**Aim**. Without the pictures, reproduce the records that follow exactly.
[start of Available records]
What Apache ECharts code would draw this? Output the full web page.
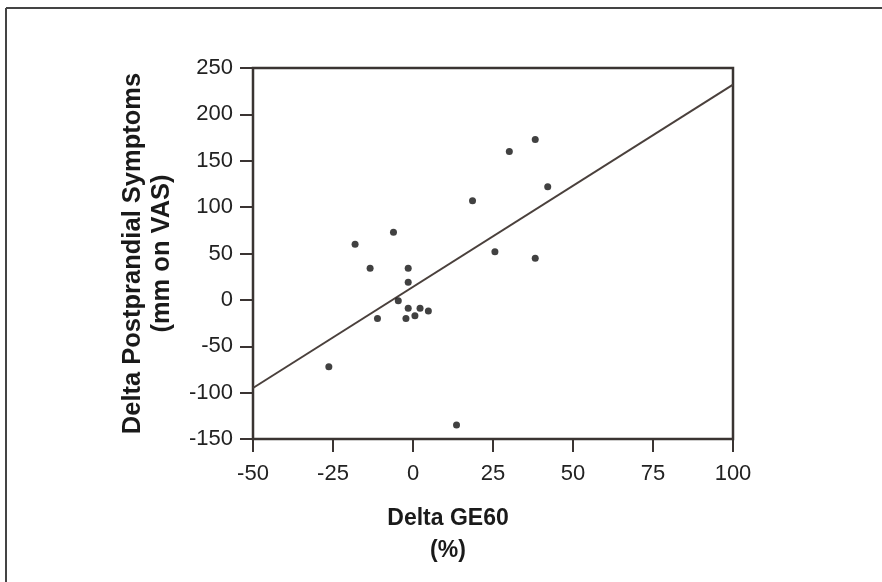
<!DOCTYPE html>
<html>
<head>
<meta charset="utf-8">
<script src="https://cdn.jsdelivr.net/npm/echarts@6/dist/echarts.min.js"></script>
<style>
  html, body { margin: 0; padding: 0; background: #fff; }
  #chart { width: 882px; height: 582px; }
</style>
</head>
<body>
<div id="chart"></div>
<script>
// data
const geX = [-26.3, -18.1, -13.4, -11.1, -6.1, -4.6, -2.2, -1.5, -1.5, -1.5, 0.6, 2.2, 4.8, 13.6, 18.6, 25.6, 30.1, 38.2, 38.2, 42.1]
const symptomY = [-72, 60, 34, -20, 73, -1, -20, 34, 19, -9, -17, -9, -12, -135, 107, 52, 160, 173, 45, 122]

// regression line ends
const fitX = [-50, 100]
const fitY = [-95, 232]

const xTicks = [-50, -25, 0, 25, 50, 75, 100]
const yTicks = [-150, -100, -50, 0, 50, 100, 150, 200, 250]

const points = geX.map((x, i) => [x, symptomY[i]])
const fitLine = fitX.map((x, i) => [x, fitY[i]])

const chart = echarts.init(document.getElementById('chart'))

const axisColor = '#3a3432'
const font = 'Liberation Sans, Arial, sans-serif'

const option = {
  animation: false,
  backgroundColor: '#fff',
  grid: {
    left: 253, right: 149, top: 68, bottom: 143,
    show: true,
    borderColor: axisColor,
    borderWidth: 2.5
  },
  xAxis: {
    type: 'value',
    min: xTicks[0],
    max: xTicks[xTicks.length - 1],
    interval: 25,
    name: 'Delta GE60\n(%)',
    nameLocation: 'middle',
    nameGap: 64,
    nameTextStyle: {
      color: '#1a1a1a', fontFamily: font, fontWeight: 'bold', fontSize: 23,
      lineHeight: 32, padding: [0, 90, 0, 0]
    },
    axisLine: { onZero: false, lineStyle: { color: axisColor, width: 2 } },
    axisTick: { show: true, inside: false, length: 13, lineStyle: { color: axisColor, width: 2 } },
    axisLabel: { color: '#222', fontFamily: font, fontSize: 22, margin: 24 },
    splitLine: { show: false }
  },
  yAxis: {
    type: 'value',
    min: yTicks[0],
    max: yTicks[yTicks.length - 1],
    interval: 50,
    name: 'Delta Postprandial Symptoms\n(mm on VAS)',
    nameLocation: 'middle',
    nameGap: 77,
    nameTextStyle: {
      color: '#1a1a1a', fontFamily: font, fontWeight: 'bold', fontSize: 25.5,
      lineHeight: 29
    },
    axisLine: { onZero: false, lineStyle: { color: axisColor, width: 2 } },
    axisTick: { show: true, inside: false, length: 13, lineStyle: { color: axisColor, width: 2 } },
    axisLabel: { color: '#222', fontFamily: font, fontSize: 22, margin: 20 },
    splitLine: { show: false }
  },
  graphic: [
    { type: 'line', shape: { x1: 6, y1: 8, x2: 6, y2: 582 }, style: { stroke: '#444', lineWidth: 2 } },
    { type: 'line', shape: { x1: 6, y1: 8, x2: 882, y2: 8 }, style: { stroke: '#444', lineWidth: 2 } }
  ],
  series: [
    {
      type: 'line',
      data: fitLine,
      showSymbol: false,
      lineStyle: { color: '#4a403c', width: 2 },
      z: 2
    },
    {
      type: 'scatter',
      data: points,
      symbol: 'circle',
      symbolSize: 7,
      itemStyle: { color: '#111' },
      z: 3
    }
  ]
}

chart.setOption(option)
</script>
</body>
</html>
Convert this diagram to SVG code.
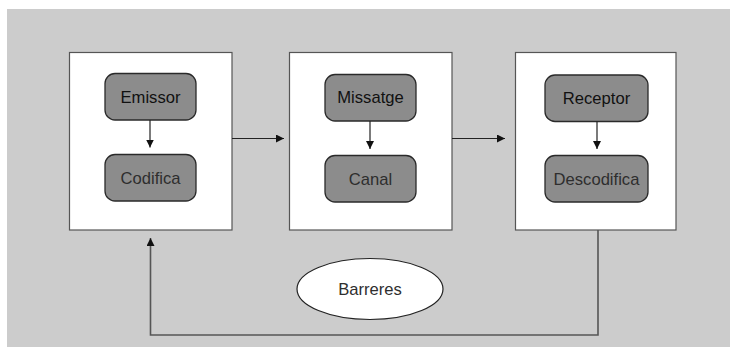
[end of Available records]
**Response to this task**.
What Apache ECharts code would draw this? Output the full web page.
<!DOCTYPE html>
<html>
<head>
<meta charset="utf-8">
<script src="https://cdn.jsdelivr.net/npm/echarts@6/dist/echarts.min.js"></script>
<style>
  html, body { margin: 0; padding: 0; background: #fff; }
  #chart { width: 882px; height: 582px; }
</style>
</head>
<body>
<div id="chart"></div>
<script>
// data
const geX = [-26.3, -18.1, -13.4, -11.1, -6.1, -4.6, -2.2, -1.5, -1.5, -1.5, 0.6, 2.2, 4.8, 13.6, 18.6, 25.6, 30.1, 38.2, 38.2, 42.1]
const symptomY = [-72, 60, 34, -20, 73, -1, -20, 34, 19, -9, -17, -9, -12, -135, 107, 52, 160, 173, 45, 122]

// regression line ends
const fitX = [-50, 100]
const fitY = [-95, 232]

const xTicks = [-50, -25, 0, 25, 50, 75, 100]
const yTicks = [-150, -100, -50, 0, 50, 100, 150, 200, 250]

const points = geX.map((x, i) => [x, symptomY[i]])
const fitLine = fitX.map((x, i) => [x, fitY[i]])

const chart = echarts.init(document.getElementById('chart'))

const axisColor = '#3a3432'
const font = 'Liberation Sans, Arial, sans-serif'

const option = {
  animation: false,
  backgroundColor: '#fff',
  grid: {
    left: 253, right: 149, top: 68, bottom: 143,
    show: true,
    borderColor: axisColor,
    borderWidth: 2.5
  },
  xAxis: {
    type: 'value',
    min: xTicks[0],
    max: xTicks[xTicks.length - 1],
    interval: 25,
    name: 'Delta GE60\n(%)',
    nameLocation: 'middle',
    nameGap: 64,
    nameTextStyle: {
      color: '#1a1a1a', fontFamily: font, fontWeight: 'bold', fontSize: 23,
      lineHeight: 32, padding: [0, 90, 0, 0]
    },
    axisLine: { onZero: false, lineStyle: { color: axisColor, width: 2 } },
    axisTick: { show: true, inside: false, length: 13, lineStyle: { color: axisColor, width: 2 } },
    axisLabel: { color: '#222', fontFamily: font, fontSize: 22, margin: 24 },
    splitLine: { show: false }
  },
  yAxis: {
    type: 'value',
    min: yTicks[0],
    max: yTicks[yTicks.length - 1],
    interval: 50,
    name: 'Delta Postprandial Symptoms\n(mm on VAS)',
    nameLocation: 'middle',
    nameGap: 77,
    nameTextStyle: {
      color: '#1a1a1a', fontFamily: font, fontWeight: 'bold', fontSize: 25.5,
      lineHeight: 29
    },
    axisLine: { onZero: false, lineStyle: { color: axisColor, width: 2 } },
    axisTick: { show: true, inside: false, length: 13, lineStyle: { color: axisColor, width: 2 } },
    axisLabel: { color: '#222', fontFamily: font, fontSize: 22, margin: 20 },
    splitLine: { show: false }
  },
  graphic: [
    { type: 'line', shape: { x1: 6, y1: 8, x2: 6, y2: 582 }, style: { stroke: '#444', lineWidth: 2 } },
    { type: 'line', shape: { x1: 6, y1: 8, x2: 882, y2: 8 }, style: { stroke: '#444', lineWidth: 2 } }
  ],
  series: [
    {
      type: 'line',
      data: fitLine,
      showSymbol: false,
      lineStyle: { color: '#4a403c', width: 2 },
      z: 2
    },
    {
      type: 'scatter',
      data: points,
      symbol: 'circle',
      symbolSize: 7,
      itemStyle: { color: '#111' },
      z: 3
    }
  ]
}

chart.setOption(option)
</script>
</body>
</html>
Convert this diagram to SVG code.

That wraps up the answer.